Being a new design, the 2016 Volt benefits from just beginning its life cycle and should keep the look for several years. How this will specifically affect resale value remains to be seen, but it should help.
One pressing unanswered question is how much the 2016 Volt will cost and this will be announced closer to launch.
The Volt is being positioned as a “premium” car but observers are speculating it won’t cost much more if at all more than the present subsidy eligible Volt’s $34,995. Some also guess it could come in at less. GM did pare an untold amount of production costs from the new Volt while saying it has improved it in nearly every respect.
The first generation Volt received outsized publicity during the four years since its December 2010 launch, and even since GM began its development last decade. It’s been presented as an American-born solution, has been targeted by some who’ve spoken critically alongside seriously enthusiastic fans.

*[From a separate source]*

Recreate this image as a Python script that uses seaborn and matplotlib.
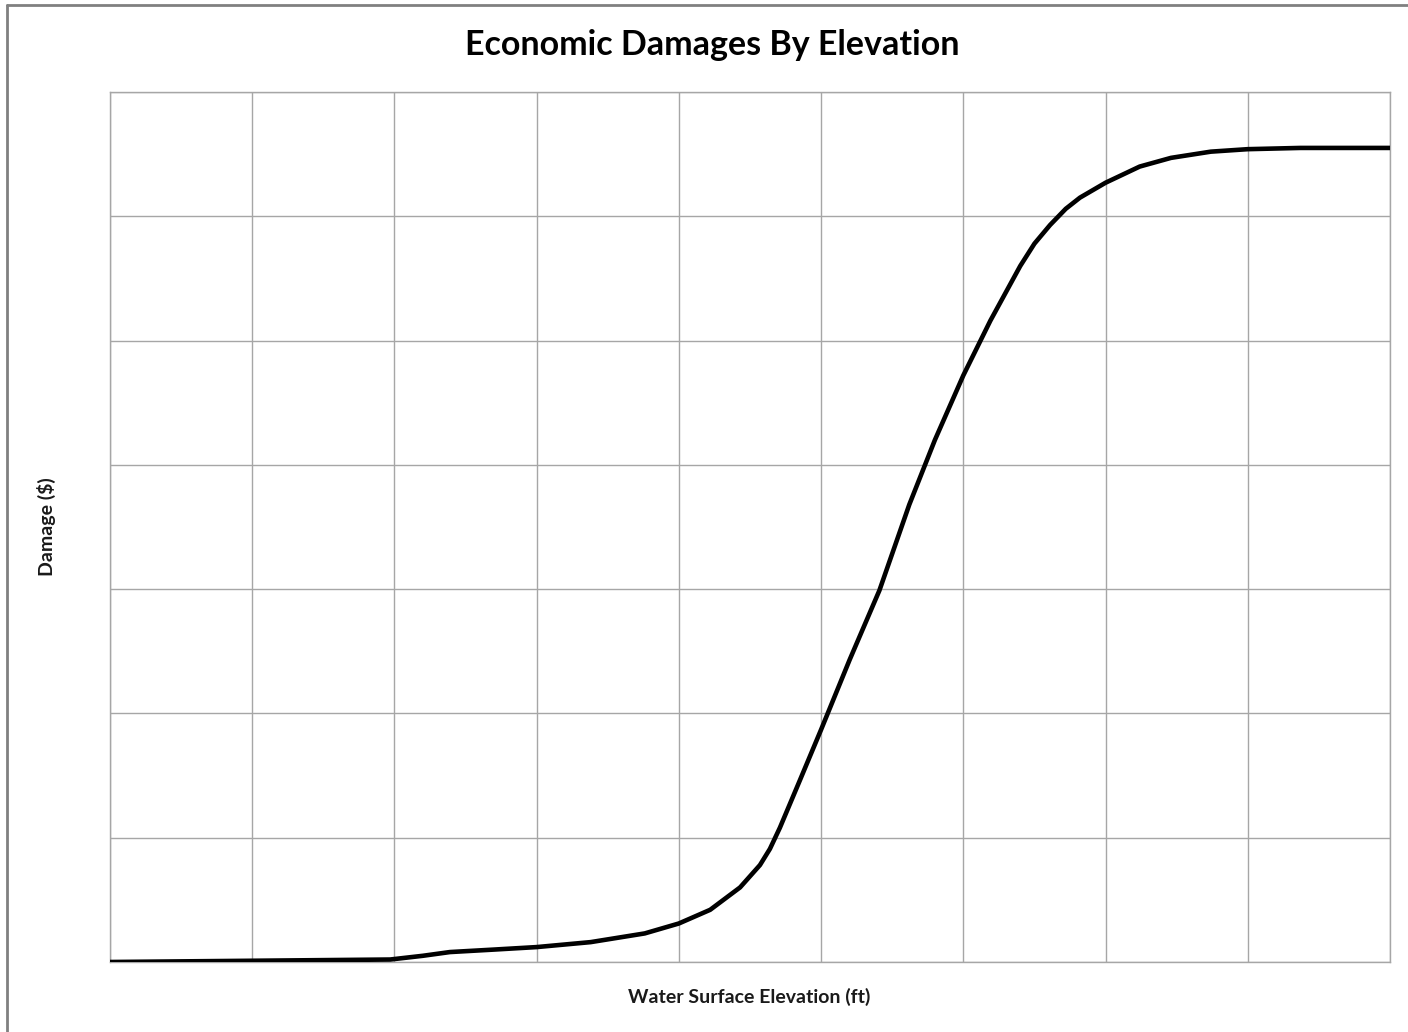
import matplotlib
matplotlib.use("Agg")
import matplotlib.pyplot as plt
import seaborn as sns
import pandas as pd
from matplotlib.lines import Line2D

# Data (grid units)
elevation = [0.0, 1.0, 1.97, 2.2, 2.39, 2.7, 3.0, 3.38, 3.76, 4.0, 4.22, 4.43, 4.57,
             4.64, 4.71, 4.85, 5.0, 5.2, 5.41, 5.62, 5.8, 6.0, 6.19, 6.4, 6.5, 6.61, 6.72,
             6.82, 7.0, 7.24, 7.46, 7.74, 8.0, 8.37, 9.0]
damage = [0.0, 0.01, 0.02, 0.05, 0.08, 0.10, 0.12, 0.16, 0.23, 0.31, 0.42, 0.60, 0.78,
          0.91, 1.08, 1.46, 1.87, 2.43, 2.99, 3.68, 4.20, 4.72, 5.16, 5.60, 5.78, 5.93, 6.06,
          6.15, 6.27, 6.40, 6.47, 6.52, 6.54, 6.55, 6.55]
x_ticks = list(range(0, 10))
y_ticks = list(range(0, 8))

df = pd.DataFrame({"elevation": elevation, "damage": damage})

sns.set_theme(style="white")
plt.rcParams['font.family'] = ['Lato', 'DejaVu Sans']

fig = plt.figure(figsize=(14.08, 10.32), dpi=100)
ax = fig.add_axes([110/1408, 1 - 962/1032, 1280/1408, 870/1032])

sns.lineplot(data=df, x="elevation", y="damage", ax=ax, color="black",
             linewidth=3.3, solid_capstyle="butt", solid_joinstyle="round", zorder=3)

ax.set_xlim(0, 9)
ax.set_ylim(0, 7)
ax.set_xticks(x_ticks)
ax.set_yticks(y_ticks)
ax.set_xticklabels([])
ax.set_yticklabels([])
ax.tick_params(length=0)
ax.grid(True, color="#a6a6a6", linewidth=1.0)
for s in ax.spines.values():
    s.set_color("#a6a6a6")
    s.set_linewidth(1.0)

ax.set_xlabel("")
ax.set_ylabel("")
fig.text(749/1408, 1 - 997/1032, "Water Surface Elevation (ft)", ha="center", va="center",
         fontsize=14, fontweight="bold", color="#1a1a1a")
fig.text(46/1408, 1 - 527/1032, "Damage ($)", ha="center", va="center", rotation=90,
         fontsize=14, fontweight="bold", color="#1a1a1a")
fig.text(712/1408, 1 - 45/1032, "Economic Damages By Elevation", ha="center", va="center",
         fontsize=24.5, fontweight="bold", color="black")

# outer chart frame (top and left visible)
fig.add_artist(Line2D([7/1408, 1], [1 - 5/1032, 1 - 5/1032], color="#808080", linewidth=2,
                      transform=fig.transFigure))
fig.add_artist(Line2D([7/1408, 7/1408], [0, 1 - 5/1032], color="#808080", linewidth=2,
                      transform=fig.transFigure))

fig.savefig("out.png", dpi=100)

It’s as much a symbol as it is a product.
As was the case before, it’s believed Chevrolet will provide Cadillac-like levels of customer care for Volt drivers including toll-free “Volt Advisors.”
GM has high hopes that having paid its dues, selling 75,000 to date, and folding in lessons and feedback it will be well received by existing fans and early adopters, as well as by “fast followers” ready to consider this evolved car.
The show car is as the production version will be but “under the skin” GM is tweaking and finalizing things. Fletcher was hesitant to say what percent production-ready it is now, saying engineers are still at work polishing it off for customers with high expectations.
“They want it to be perfect,” she said of customers.
And this goal, she said, they aim to meet.